Plotting code records ▸
· · · ·

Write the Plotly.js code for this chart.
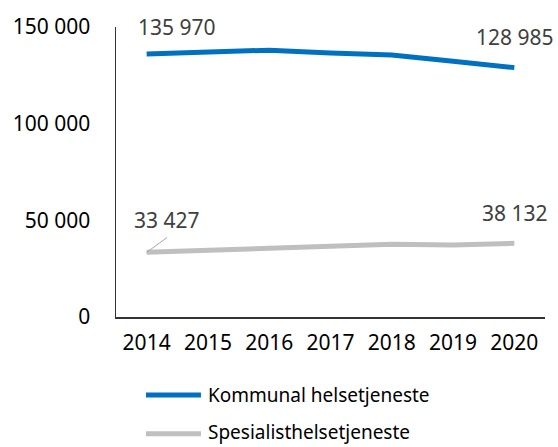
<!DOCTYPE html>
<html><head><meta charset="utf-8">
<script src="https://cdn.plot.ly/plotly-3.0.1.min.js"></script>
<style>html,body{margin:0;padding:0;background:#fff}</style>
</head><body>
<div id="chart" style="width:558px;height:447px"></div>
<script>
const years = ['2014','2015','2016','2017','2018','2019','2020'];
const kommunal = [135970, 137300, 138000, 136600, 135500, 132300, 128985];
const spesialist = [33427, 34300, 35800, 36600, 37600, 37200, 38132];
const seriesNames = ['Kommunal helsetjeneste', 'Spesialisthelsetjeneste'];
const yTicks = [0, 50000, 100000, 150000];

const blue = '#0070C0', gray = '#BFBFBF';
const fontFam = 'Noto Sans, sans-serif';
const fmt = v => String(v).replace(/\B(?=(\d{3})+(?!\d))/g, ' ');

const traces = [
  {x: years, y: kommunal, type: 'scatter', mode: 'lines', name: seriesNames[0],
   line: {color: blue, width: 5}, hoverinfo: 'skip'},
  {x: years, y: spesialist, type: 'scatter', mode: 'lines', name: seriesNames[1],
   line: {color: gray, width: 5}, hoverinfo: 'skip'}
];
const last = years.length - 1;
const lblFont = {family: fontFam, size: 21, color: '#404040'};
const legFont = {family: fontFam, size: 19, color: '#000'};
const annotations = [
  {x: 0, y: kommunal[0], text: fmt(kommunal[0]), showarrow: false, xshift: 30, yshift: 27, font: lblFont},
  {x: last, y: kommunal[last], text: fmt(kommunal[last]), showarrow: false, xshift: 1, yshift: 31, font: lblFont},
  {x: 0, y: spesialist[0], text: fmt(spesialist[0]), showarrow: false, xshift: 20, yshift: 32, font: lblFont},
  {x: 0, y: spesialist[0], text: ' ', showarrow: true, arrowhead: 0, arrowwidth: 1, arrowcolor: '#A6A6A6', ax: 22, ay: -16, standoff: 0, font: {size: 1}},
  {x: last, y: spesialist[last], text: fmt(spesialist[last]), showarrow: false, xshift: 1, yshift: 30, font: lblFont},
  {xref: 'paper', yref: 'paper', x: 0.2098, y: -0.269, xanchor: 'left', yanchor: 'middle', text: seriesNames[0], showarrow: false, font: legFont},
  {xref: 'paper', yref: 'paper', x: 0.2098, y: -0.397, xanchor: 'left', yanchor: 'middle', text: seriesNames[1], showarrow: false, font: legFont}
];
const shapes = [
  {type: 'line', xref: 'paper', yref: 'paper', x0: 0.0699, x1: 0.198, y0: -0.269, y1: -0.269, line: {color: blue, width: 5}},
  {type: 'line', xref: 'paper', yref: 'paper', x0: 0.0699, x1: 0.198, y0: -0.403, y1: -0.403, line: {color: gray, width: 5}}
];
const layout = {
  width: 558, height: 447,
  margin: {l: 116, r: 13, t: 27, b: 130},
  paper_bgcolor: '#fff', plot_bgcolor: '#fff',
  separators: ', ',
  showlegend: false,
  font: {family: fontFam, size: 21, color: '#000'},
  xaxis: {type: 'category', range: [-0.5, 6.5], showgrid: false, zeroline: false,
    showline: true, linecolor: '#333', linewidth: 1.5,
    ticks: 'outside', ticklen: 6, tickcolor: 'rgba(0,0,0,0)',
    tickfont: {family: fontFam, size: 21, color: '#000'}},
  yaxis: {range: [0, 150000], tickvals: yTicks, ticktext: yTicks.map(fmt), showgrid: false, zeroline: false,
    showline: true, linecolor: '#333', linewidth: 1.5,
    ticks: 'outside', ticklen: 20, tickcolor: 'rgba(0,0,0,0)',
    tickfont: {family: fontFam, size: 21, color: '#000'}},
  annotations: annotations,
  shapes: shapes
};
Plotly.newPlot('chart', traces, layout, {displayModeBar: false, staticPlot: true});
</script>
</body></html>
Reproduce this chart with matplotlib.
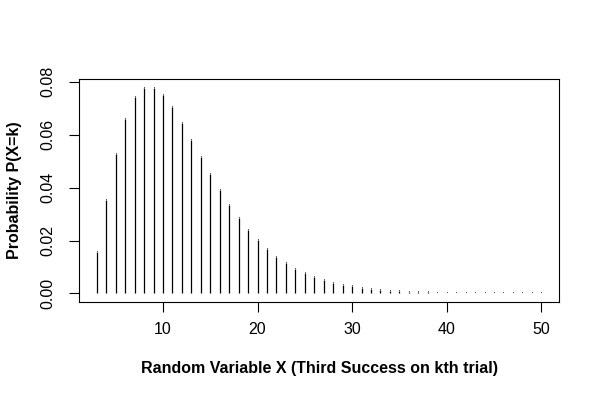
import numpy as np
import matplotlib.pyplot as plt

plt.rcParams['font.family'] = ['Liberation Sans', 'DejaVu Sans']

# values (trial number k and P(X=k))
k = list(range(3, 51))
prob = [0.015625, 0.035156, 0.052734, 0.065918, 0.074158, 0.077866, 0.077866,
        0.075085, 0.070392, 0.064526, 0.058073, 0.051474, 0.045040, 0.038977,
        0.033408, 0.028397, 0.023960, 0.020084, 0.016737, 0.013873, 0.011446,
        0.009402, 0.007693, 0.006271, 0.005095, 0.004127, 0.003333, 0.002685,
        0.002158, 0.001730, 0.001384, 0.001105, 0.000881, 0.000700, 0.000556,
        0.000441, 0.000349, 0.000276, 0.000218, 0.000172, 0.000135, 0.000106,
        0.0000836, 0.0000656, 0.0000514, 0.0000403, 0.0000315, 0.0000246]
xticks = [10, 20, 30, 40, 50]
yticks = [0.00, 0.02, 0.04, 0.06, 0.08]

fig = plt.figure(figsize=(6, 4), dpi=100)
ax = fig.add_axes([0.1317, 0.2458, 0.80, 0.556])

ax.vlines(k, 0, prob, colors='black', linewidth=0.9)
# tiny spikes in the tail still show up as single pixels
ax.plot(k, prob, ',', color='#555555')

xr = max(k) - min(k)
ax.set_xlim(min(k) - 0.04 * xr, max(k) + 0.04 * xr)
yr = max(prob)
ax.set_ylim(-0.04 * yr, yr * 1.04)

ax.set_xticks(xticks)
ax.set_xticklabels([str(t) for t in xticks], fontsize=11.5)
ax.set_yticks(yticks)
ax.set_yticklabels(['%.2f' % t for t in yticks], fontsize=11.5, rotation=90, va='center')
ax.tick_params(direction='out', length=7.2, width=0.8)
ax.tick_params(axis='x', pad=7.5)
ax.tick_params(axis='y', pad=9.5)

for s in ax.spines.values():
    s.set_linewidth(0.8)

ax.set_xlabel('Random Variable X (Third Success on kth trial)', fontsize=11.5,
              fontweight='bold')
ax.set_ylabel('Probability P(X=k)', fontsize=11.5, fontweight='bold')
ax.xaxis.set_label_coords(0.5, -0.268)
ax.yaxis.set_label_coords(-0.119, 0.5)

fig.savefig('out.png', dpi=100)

· · · ·

WRITTEN REQUEST ▸
Copy the data exactly. Any picture it contains is to be omitted.

SOLUTION TO THE EXERCISE ▸
Write the Plotly.js code for this chart.
<!DOCTYPE html>
<html><head><meta charset="utf-8">
<script src="https://cdn.plot.ly/plotly-3.0.1.min.js"></script>
<style>html,body{margin:0;padding:0;background:#fff}</style>
</head><body>
<div id="chart" style="width:558px;height:447px"></div>
<script>
const years = ['2014','2015','2016','2017','2018','2019','2020'];
const kommunal = [135970, 137300, 138000, 136600, 135500, 132300, 128985];
const spesialist = [33427, 34300, 35800, 36600, 37600, 37200, 38132];
const seriesNames = ['Kommunal helsetjeneste', 'Spesialisthelsetjeneste'];
const yTicks = [0, 50000, 100000, 150000];

const blue = '#0070C0', gray = '#BFBFBF';
const fontFam = 'Noto Sans, sans-serif';
const fmt = v => String(v).replace(/\B(?=(\d{3})+(?!\d))/g, ' ');

const traces = [
  {x: years, y: kommunal, type: 'scatter', mode: 'lines', name: seriesNames[0],
   line: {color: blue, width: 5}, hoverinfo: 'skip'},
  {x: years, y: spesialist, type: 'scatter', mode: 'lines', name: seriesNames[1],
   line: {color: gray, width: 5}, hoverinfo: 'skip'}
];
const last = years.length - 1;
const lblFont = {family: fontFam, size: 21, color: '#404040'};
const legFont = {family: fontFam, size: 19, color: '#000'};
const annotations = [
  {x: 0, y: kommunal[0], text: fmt(kommunal[0]), showarrow: false, xshift: 30, yshift: 27, font: lblFont},
  {x: last, y: kommunal[last], text: fmt(kommunal[last]), showarrow: false, xshift: 1, yshift: 31, font: lblFont},
  {x: 0, y: spesialist[0], text: fmt(spesialist[0]), showarrow: false, xshift: 20, yshift: 32, font: lblFont},
  {x: 0, y: spesialist[0], text: ' ', showarrow: true, arrowhead: 0, arrowwidth: 1, arrowcolor: '#A6A6A6', ax: 22, ay: -16, standoff: 0, font: {size: 1}},
  {x: last, y: spesialist[last], text: fmt(spesialist[last]), showarrow: false, xshift: 1, yshift: 30, font: lblFont},
  {xref: 'paper', yref: 'paper', x: 0.2098, y: -0.269, xanchor: 'left', yanchor: 'middle', text: seriesNames[0], showarrow: false, font: legFont},
  {xref: 'paper', yref: 'paper', x: 0.2098, y: -0.397, xanchor: 'left', yanchor: 'middle', text: seriesNames[1], showarrow: false, font: legFont}
];
const shapes = [
  {type: 'line', xref: 'paper', yref: 'paper', x0: 0.0699, x1: 0.198, y0: -0.269, y1: -0.269, line: {color: blue, width: 5}},
  {type: 'line', xref: 'paper', yref: 'paper', x0: 0.0699, x1: 0.198, y0: -0.403, y1: -0.403, line: {color: gray, width: 5}}
];
const layout = {
  width: 558, height: 447,
  margin: {l: 116, r: 13, t: 27, b: 130},
  paper_bgcolor: '#fff', plot_bgcolor: '#fff',
  separators: ', ',
  showlegend: false,
  font: {family: fontFam, size: 21, color: '#000'},
  xaxis: {type: 'category', range: [-0.5, 6.5], showgrid: false, zeroline: false,
    showline: true, linecolor: '#333', linewidth: 1.5,
    ticks: 'outside', ticklen: 6, tickcolor: 'rgba(0,0,0,0)',
    tickfont: {family: fontFam, size: 21, color: '#000'}},
  yaxis: {range: [0, 150000], tickvals: yTicks, ticktext: yTicks.map(fmt), showgrid: false, zeroline: false,
    showline: true, linecolor: '#333', linewidth: 1.5,
    ticks: 'outside', ticklen: 20, tickcolor: 'rgba(0,0,0,0)',
    tickfont: {family: fontFam, size: 21, color: '#000'}},
  annotations: annotations,
  shapes: shapes
};
Plotly.newPlot('chart', traces, layout, {displayModeBar: false, staticPlot: true});
</script>
</body></html>
Reproduce this chart with matplotlib.
import numpy as np
import matplotlib.pyplot as plt

plt.rcParams['font.family'] = ['Liberation Sans', 'DejaVu Sans']

# values (trial number k and P(X=k))
k = list(range(3, 51))
prob = [0.015625, 0.035156, 0.052734, 0.065918, 0.074158, 0.077866, 0.077866,
        0.075085, 0.070392, 0.064526, 0.058073, 0.051474, 0.045040, 0.038977,
        0.033408, 0.028397, 0.023960, 0.020084, 0.016737, 0.013873, 0.011446,
        0.009402, 0.007693, 0.006271, 0.005095, 0.004127, 0.003333, 0.002685,
        0.002158, 0.001730, 0.001384, 0.001105, 0.000881, 0.000700, 0.000556,
        0.000441, 0.000349, 0.000276, 0.000218, 0.000172, 0.000135, 0.000106,
        0.0000836, 0.0000656, 0.0000514, 0.0000403, 0.0000315, 0.0000246]
xticks = [10, 20, 30, 40, 50]
yticks = [0.00, 0.02, 0.04, 0.06, 0.08]

fig = plt.figure(figsize=(6, 4), dpi=100)
ax = fig.add_axes([0.1317, 0.2458, 0.80, 0.556])

ax.vlines(k, 0, prob, colors='black', linewidth=0.9)
# tiny spikes in the tail still show up as single pixels
ax.plot(k, prob, ',', color='#555555')

xr = max(k) - min(k)
ax.set_xlim(min(k) - 0.04 * xr, max(k) + 0.04 * xr)
yr = max(prob)
ax.set_ylim(-0.04 * yr, yr * 1.04)

ax.set_xticks(xticks)
ax.set_xticklabels([str(t) for t in xticks], fontsize=11.5)
ax.set_yticks(yticks)
ax.set_yticklabels(['%.2f' % t for t in yticks], fontsize=11.5, rotation=90, va='center')
ax.tick_params(direction='out', length=7.2, width=0.8)
ax.tick_params(axis='x', pad=7.5)
ax.tick_params(axis='y', pad=9.5)

for s in ax.spines.values():
    s.set_linewidth(0.8)

ax.set_xlabel('Random Variable X (Third Success on kth trial)', fontsize=11.5,
              fontweight='bold')
ax.set_ylabel('Probability P(X=k)', fontsize=11.5, fontweight='bold')
ax.xaxis.set_label_coords(0.5, -0.268)
ax.yaxis.set_label_coords(-0.119, 0.5)

fig.savefig('out.png', dpi=100)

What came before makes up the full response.